## Problem
Scan the following material for the string "React" and copy each line in which it appears.

## Extracted material

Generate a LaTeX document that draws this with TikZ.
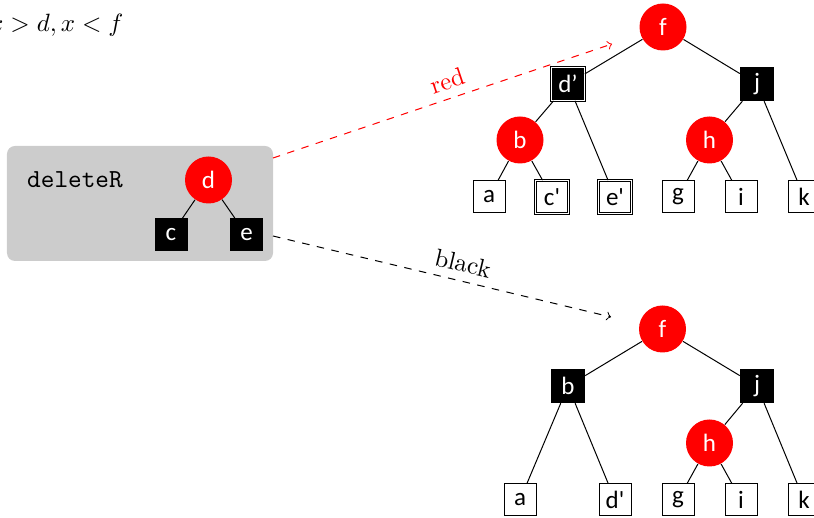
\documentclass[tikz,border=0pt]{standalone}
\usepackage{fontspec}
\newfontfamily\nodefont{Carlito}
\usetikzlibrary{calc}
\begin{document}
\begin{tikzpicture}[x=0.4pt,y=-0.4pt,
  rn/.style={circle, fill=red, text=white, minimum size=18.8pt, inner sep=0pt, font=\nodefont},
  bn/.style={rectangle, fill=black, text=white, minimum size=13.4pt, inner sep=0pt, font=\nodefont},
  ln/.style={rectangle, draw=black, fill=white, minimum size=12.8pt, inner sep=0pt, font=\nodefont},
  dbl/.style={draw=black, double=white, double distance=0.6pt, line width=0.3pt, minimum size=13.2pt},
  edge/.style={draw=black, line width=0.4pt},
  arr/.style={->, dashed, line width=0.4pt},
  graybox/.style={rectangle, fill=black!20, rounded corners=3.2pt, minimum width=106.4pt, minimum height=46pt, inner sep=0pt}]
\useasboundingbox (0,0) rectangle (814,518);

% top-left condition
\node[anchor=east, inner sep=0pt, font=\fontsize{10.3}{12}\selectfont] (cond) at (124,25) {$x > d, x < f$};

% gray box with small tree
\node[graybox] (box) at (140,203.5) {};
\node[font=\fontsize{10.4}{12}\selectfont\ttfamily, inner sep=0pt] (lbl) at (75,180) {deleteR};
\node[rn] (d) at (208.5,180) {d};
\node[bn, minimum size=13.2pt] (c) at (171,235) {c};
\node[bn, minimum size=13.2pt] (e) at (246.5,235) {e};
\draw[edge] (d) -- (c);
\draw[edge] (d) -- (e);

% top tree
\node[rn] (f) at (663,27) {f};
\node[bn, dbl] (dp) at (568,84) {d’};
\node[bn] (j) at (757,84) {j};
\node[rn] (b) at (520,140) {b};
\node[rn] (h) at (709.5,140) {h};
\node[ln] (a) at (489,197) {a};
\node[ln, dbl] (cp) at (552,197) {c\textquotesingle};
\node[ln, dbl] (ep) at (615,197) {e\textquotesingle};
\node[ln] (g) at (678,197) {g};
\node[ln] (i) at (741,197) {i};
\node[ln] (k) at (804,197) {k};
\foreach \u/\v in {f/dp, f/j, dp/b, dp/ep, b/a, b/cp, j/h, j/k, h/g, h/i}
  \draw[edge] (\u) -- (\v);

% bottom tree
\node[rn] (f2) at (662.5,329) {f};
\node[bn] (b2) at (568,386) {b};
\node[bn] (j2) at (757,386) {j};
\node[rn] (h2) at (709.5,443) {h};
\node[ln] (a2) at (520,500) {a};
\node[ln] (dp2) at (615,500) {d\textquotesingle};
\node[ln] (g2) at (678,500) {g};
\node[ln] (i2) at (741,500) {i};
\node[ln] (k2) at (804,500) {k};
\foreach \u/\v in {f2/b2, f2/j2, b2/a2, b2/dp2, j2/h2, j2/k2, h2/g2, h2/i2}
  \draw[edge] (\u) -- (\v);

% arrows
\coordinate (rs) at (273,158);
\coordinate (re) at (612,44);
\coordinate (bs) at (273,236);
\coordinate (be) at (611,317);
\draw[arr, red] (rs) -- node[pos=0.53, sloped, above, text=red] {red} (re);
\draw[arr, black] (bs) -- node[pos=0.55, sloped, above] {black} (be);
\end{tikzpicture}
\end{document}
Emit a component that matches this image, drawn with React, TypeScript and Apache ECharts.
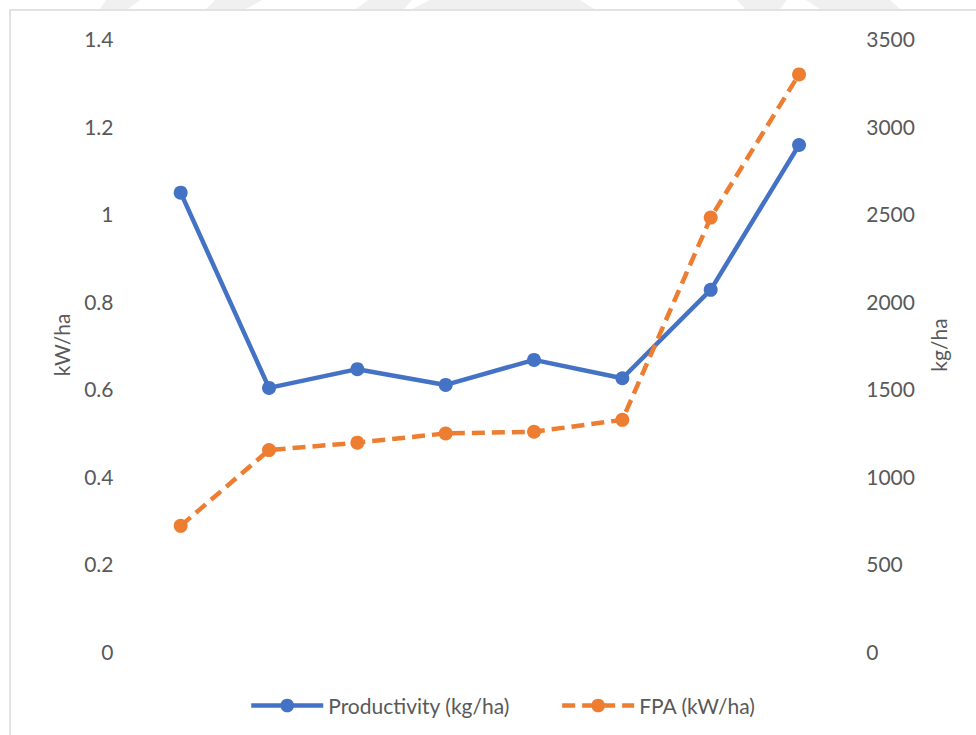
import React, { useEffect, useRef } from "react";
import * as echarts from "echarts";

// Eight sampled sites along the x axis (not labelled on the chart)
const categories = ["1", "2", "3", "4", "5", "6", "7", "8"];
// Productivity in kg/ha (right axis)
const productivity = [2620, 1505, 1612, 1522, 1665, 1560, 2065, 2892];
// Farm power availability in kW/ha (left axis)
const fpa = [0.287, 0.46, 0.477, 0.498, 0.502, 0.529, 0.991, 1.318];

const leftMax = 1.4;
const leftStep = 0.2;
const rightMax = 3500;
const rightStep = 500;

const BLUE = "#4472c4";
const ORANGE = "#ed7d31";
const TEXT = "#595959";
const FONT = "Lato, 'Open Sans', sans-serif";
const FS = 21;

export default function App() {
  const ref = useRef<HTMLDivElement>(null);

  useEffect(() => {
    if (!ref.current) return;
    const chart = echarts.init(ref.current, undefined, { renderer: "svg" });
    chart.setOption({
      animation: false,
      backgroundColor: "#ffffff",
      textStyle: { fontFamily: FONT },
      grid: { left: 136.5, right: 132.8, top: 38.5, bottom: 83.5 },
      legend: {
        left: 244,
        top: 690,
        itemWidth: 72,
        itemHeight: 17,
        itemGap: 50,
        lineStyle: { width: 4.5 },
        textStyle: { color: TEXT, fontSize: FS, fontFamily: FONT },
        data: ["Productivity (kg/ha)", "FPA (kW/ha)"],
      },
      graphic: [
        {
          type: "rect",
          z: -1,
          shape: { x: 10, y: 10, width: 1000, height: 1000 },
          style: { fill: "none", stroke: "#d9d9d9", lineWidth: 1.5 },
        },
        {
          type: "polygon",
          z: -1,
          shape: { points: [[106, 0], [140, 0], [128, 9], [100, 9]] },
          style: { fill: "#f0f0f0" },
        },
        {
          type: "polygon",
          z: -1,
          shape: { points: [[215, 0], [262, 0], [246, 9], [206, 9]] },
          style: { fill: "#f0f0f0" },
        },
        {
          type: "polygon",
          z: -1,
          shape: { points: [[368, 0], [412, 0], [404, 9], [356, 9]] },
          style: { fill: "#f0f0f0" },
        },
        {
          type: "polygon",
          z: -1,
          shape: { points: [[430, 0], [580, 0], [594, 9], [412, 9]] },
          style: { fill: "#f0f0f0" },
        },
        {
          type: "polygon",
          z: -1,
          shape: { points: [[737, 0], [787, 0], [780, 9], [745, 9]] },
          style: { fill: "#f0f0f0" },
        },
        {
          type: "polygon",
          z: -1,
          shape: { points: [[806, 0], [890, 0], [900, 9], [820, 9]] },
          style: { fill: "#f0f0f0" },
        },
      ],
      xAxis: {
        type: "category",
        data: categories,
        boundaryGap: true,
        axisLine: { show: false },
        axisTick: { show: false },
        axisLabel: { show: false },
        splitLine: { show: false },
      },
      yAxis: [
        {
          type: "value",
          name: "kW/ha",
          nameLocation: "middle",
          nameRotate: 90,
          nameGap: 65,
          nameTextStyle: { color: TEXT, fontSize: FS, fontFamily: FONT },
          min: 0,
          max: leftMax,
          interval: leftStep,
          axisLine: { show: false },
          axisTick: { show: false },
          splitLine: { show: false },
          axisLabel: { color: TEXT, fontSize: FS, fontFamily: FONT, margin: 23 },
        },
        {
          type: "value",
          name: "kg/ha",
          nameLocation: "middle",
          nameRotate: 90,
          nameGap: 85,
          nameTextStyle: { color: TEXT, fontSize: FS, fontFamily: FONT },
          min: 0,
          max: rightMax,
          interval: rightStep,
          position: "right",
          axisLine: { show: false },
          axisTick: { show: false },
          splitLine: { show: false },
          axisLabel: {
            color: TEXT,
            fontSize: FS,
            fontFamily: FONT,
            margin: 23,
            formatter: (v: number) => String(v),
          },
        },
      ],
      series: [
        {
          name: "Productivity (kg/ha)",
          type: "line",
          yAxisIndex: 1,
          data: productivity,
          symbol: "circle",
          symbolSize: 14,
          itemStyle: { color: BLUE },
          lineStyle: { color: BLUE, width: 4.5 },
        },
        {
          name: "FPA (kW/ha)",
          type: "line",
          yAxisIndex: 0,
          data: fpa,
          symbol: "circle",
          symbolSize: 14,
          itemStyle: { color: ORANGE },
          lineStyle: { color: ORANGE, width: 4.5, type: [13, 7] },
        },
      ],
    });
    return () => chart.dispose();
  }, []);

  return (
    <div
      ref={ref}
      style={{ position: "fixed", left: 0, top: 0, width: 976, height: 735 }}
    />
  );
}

## Solution below
Emit a component that matches this image, drawn with React, TypeScript and Apache ECharts.
import React, { useEffect, useRef } from "react";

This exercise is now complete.